Memory Order

tenferro dense tensors use contiguous column-major storage. The leftmost dimension varies fastest in memory. Owned runtime tensors are compact column-major only. Arbitrary strides, offsets, transposes, slices, and reversals live on typed views or layout metadata until an operation needs compact storage.

This is intentional. tenferro is designed to feel natural for Fortran, Julia, MATLAB, Eigen/LAPACK-oriented, and scientific computing workflows where column-major arrays are common. It also gives a clear convention for batched linear algebra: keep compute dimensions on the left and batch dimensions on the right.

Shape And Flat Buffer

For a logical [2, 3] matrix:

[[1, 2, 3],
 [4, 5, 6]]

the column-major flat buffer is:

[1, 4, 2, 5, 3, 6]

use tenferro_runtime::Tensor;

let tensor = Tensor::from_vec_col_major(
    vec![2, 3],
    vec![1.0_f64, 4.0, 2.0, 5.0, 3.0, 6.0],
);

assert_eq!(tensor.shape(), &[2, 3]);
assert_eq!(
    tensor.as_slice::<f64>().unwrap(),
    &[1.0, 4.0, 2.0, 5.0, 3.0, 6.0]
);

Importing External Data

PyTorch, NumPy, JAX, and many C-style examples present flat buffers in row-major order. tenferro does not keep a row-major compatibility constructor: reorder those buffers explicitly at the boundary, then construct tensors from column-major data.

use tenferro_runtime::Tensor;

let tensor = Tensor::from_vec_col_major(
    vec![2, 3],
    vec![1.0_f64, 4.0, 2.0, 5.0, 3.0, 6.0],
)?;

assert_eq!(
    tensor.as_slice::<f64>().unwrap(),
    &[1.0, 4.0, 2.0, 5.0, 3.0, 6.0]
);
# Ok::<(), tenferro_runtime::Error>(())

The constructor name is intentionally explicit: a flat buffer passed to from_vec_col_major is interpreted as tenferro’s physical storage order.

Batch Axes

Because tenferro is column-major, trailing batch axes are natural for batched matrix operations and einsum. In a shape like [m, k, batch], each batch slice contains a contiguous [m, k] matrix, so the backend can operate on each matrix without treating batch as the fastest-varying dimension.
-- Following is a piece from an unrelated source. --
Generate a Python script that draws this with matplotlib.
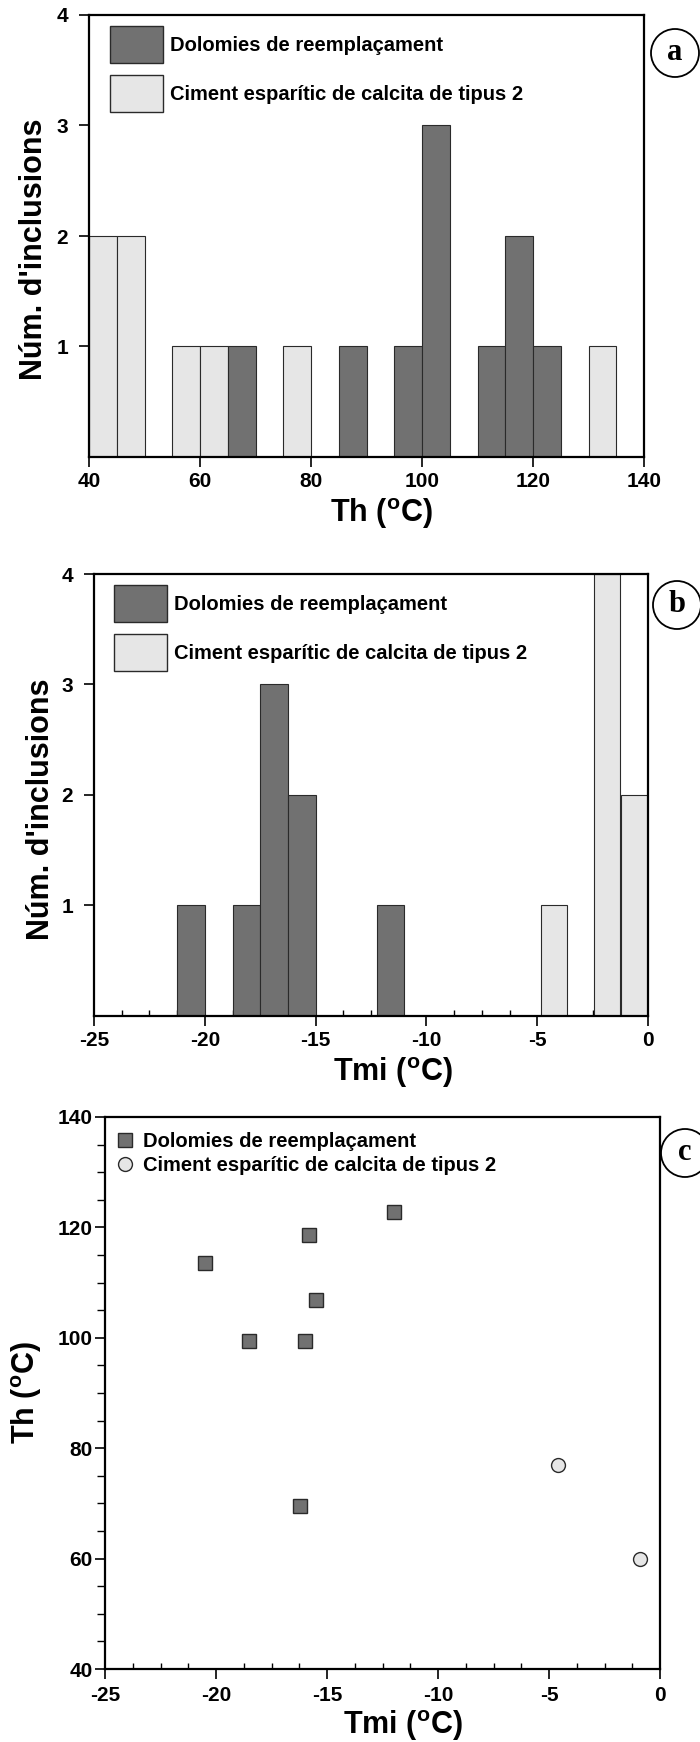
import matplotlib
matplotlib.use("Agg")
import matplotlib.pyplot as plt
from matplotlib.patches import Patch, Circle
from matplotlib.lines import Line2D
from matplotlib.ticker import MultipleLocator

# histogram a: homogenisation temperature, 5 degree bins (left edges)
th_dol_left = [65, 85, 95, 100, 110, 115, 120]
th_dol_count = [1, 1, 1, 3, 1, 2, 1]
th_cal_left = [40, 45, 55, 60, 75, 130]
th_cal_count = [2, 2, 1, 1, 1, 1]

# histogram b: ice melting temperature (left edges)
tmi_dol_left = [-21.25, -18.75, -17.5, -16.25, -12.25]
tmi_dol_count = [1, 1, 3, 2, 1]
tmi_cal_left = [-4.85, -2.45, -1.2]
tmi_cal_count = [1, 4, 2]

# scatter c: Tmi vs Th
dol_tmi = [-20.5, -15.8, -12.0, -15.5, -18.5, -16.0, -16.2]
dol_th = [113.6, 118.7, 122.8, 106.9, 99.4, 99.4, 69.6]
cal_tmi = [-4.6, -0.9]
cal_th = [76.9, 60.0]

LAB_DOL = "Dolomies de reemplaçament"
LAB_CAL = "Ciment esparític de calcita de tipus 2"
DEG = r"($^{\mathbf{o}}$C)"

DARK = "#717171"
LIGHT = "#e6e6e6"
EDGE = "#2a2a2a"

plt.rcParams["font.family"] = ["Liberation Sans", "DejaVu Sans"]
plt.rcParams["font.weight"] = "bold"
plt.rcParams["mathtext.fontset"] = "custom"
plt.rcParams["mathtext.rm"] = "Liberation Sans:bold"
plt.rcParams["mathtext.bf"] = "Liberation Sans:bold"
plt.rcParams["axes.unicode_minus"] = False

W, H = 700, 1742
fig = plt.figure(figsize=(W / 100, H / 100), dpi=100)


def px_axes(left, top, right, bottom):
    return fig.add_axes([left / W, 1 - bottom / H, (right - left) / W, (bottom - top) / H])


def style_axes(ax, ypad):
    for sp in ax.spines.values():
        sp.set_linewidth(1.6)
        sp.set_zorder(4)
    ax.tick_params(axis="both", which="major", direction="out", length=7,
                   width=1.2, labelsize=15)
    ax.tick_params(axis="x", which="major", pad=3.5)
    ax.tick_params(axis="y", which="major", pad=ypad)


def set_labels(ax, xlabel, xpos, ylabel, ypos):
    ax.set_xlabel(xlabel, fontsize=22, fontweight="bold")
    ax.xaxis.label.set_va("center")
    ax.xaxis.set_label_coords(*xpos)
    ax.set_ylabel(ylabel, fontsize=22, fontweight="bold")
    ax.yaxis.label.set_va("center")
    ax.yaxis.set_label_coords(*ypos)


def bar_legend(ax, anchor):
    handles = [Patch(facecolor=DARK, edgecolor=EDGE, linewidth=1.0, label=LAB_DOL),
               Patch(facecolor=LIGHT, edgecolor=EDGE, linewidth=1.0, label=LAB_CAL)]
    ax.legend(handles=handles, loc="upper left", bbox_to_anchor=anchor,
              frameon=False, fontsize=14.5, handlelength=2.63, handleheight=2.45,
              handletextpad=0.35, labelspacing=0.6, borderpad=0, borderaxespad=0)


def panel_letter(x, y, s):
    fig.add_artist(Circle((x / 100, (H - y) / 100), 0.24, transform=fig.dpi_scale_trans,
                          facecolor="none", edgecolor="black", linewidth=1.3))
    fig.text(x / W, 1 - y / H, s, ha="center", va="center", fontsize=22,
             family="Liberation Serif", fontweight="bold")


# --- a: Th histogram ---
ax1 = px_axes(89, 15, 644, 457)
ax1.bar(th_cal_left, th_cal_count, width=5, align="edge", color=LIGHT,
        edgecolor=EDGE, linewidth=0.8, zorder=3)
ax1.bar(th_dol_left, th_dol_count, width=5, align="edge", color=DARK,
        edgecolor=EDGE, linewidth=0.8, zorder=3)
ax1.set_xlim(40, 140)
ax1.set_ylim(0, 4)
ax1.set_xticks(range(40, 141, 20))
ax1.set_yticks([1, 2, 3, 4])
style_axes(ax1, 8)
set_labels(ax1, "Th " + DEG, (0.526, -0.127), "Núm. d'inclusions", (-0.099, 0.47))
bar_legend(ax1, (0.038, 0.975))
panel_letter(675, 53, "a")

# --- b: Tmi histogram ---
ax2 = px_axes(94, 574, 648, 1016)
ax2.bar(tmi_cal_left, tmi_cal_count, width=1.2, align="edge", color=LIGHT,
        edgecolor=EDGE, linewidth=0.8, zorder=3)
ax2.bar(tmi_dol_left, tmi_dol_count, width=1.25, align="edge", color=DARK,
        edgecolor=EDGE, linewidth=0.8, zorder=3)
ax2.set_xlim(-25, 0)
ax2.set_ylim(0, 4)
ax2.set_xticks(range(-25, 1, 5))
ax2.set_yticks([1, 2, 3, 4])
ax2.xaxis.set_minor_locator(MultipleLocator(1.25))
style_axes(ax2, 8)
ax2.tick_params(axis="x", which="minor", direction="in", length=4.5, width=1.0)
set_labels(ax2, "Tmi " + DEG, (0.54, -0.127), "Núm. d'inclusions", (-0.096, 0.468))
bar_legend(ax2, (0.036, 0.975))
panel_letter(677, 605, "b")

# --- c: Tmi vs Th ---
ax3 = px_axes(105, 1117, 660, 1669)
ax3.plot(dol_tmi, dol_th, linestyle="none", marker="s", markersize=10,
         markerfacecolor=DARK, markeredgecolor=EDGE, markeredgewidth=1.0, zorder=3)
ax3.plot(cal_tmi, cal_th, linestyle="none", marker="o", markersize=10,
         markerfacecolor=LIGHT, markeredgecolor=EDGE, markeredgewidth=1.0, zorder=3)
ax3.set_xlim(-25, 0)
ax3.set_ylim(40, 140)
ax3.set_xticks(range(-25, 1, 5))
ax3.set_yticks(range(40, 141, 20))
ax3.xaxis.set_minor_locator(MultipleLocator(1.25))
ax3.yaxis.set_minor_locator(MultipleLocator(5))
style_axes(ax3, 2)
ax3.tick_params(axis="x", which="major", pad=5)
ax3.tick_params(axis="x", which="minor", direction="in", length=4.5, width=1.0)
ax3.tick_params(axis="y", which="minor", direction="out", length=6, width=1.0)
set_labels(ax3, "Tmi " + DEG, (0.537, -0.103), "Th " + DEG, (-0.141, 0.5))
sc_handles = [Line2D([], [], linestyle="none", marker="s", markersize=10,
                     markerfacecolor=DARK, markeredgecolor=EDGE, label=LAB_DOL),
              Line2D([], [], linestyle="none", marker="o", markersize=10,
                     markerfacecolor=LIGHT, markeredgecolor=EDGE, label=LAB_CAL)]
ax3.legend(handles=sc_handles, loc="upper left", bbox_to_anchor=(0.018, 0.973),
           frameon=False, fontsize=14.5, handlelength=1.0, handletextpad=0.4,
           labelspacing=0.25, borderpad=0, borderaxespad=0)
panel_letter(685, 1153, "c")

fig.savefig("out.png", dpi=100, facecolor="white")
This differs from many PyTorch examples that place batch first. When porting code, prefer moving batch axes to the right if the tensor will feed repeated linear algebra or contraction kernels.

Owned Export

Owned export returns the column-major host buffer:

use tenferro_runtime::Tensor;

let tensor = Tensor::from_vec_col_major(vec![2, 2], vec![1.0_f64, 3.0, 2.0, 4.0]);
let (shape, data) = tensor.into_vec_col_major::<f64>().unwrap();

assert_eq!(shape, vec![2, 2]);
assert_eq!(data, vec![1.0, 3.0, 2.0, 4.0]);

Convert the exported buffer in your application if a consumer expects row-major data.

Views And Placement

Metadata-only operations such as transpose and slice can create strided views without changing the backing buffer. Compact-only operations may copy a host view into a host compact tensor, or a GPU view into a GPU compact tensor, when the backend requires compact storage. That copy stays on the same device. tenferro never silently uploads CPU tensors or downloads GPU tensors as part of a tensor operation.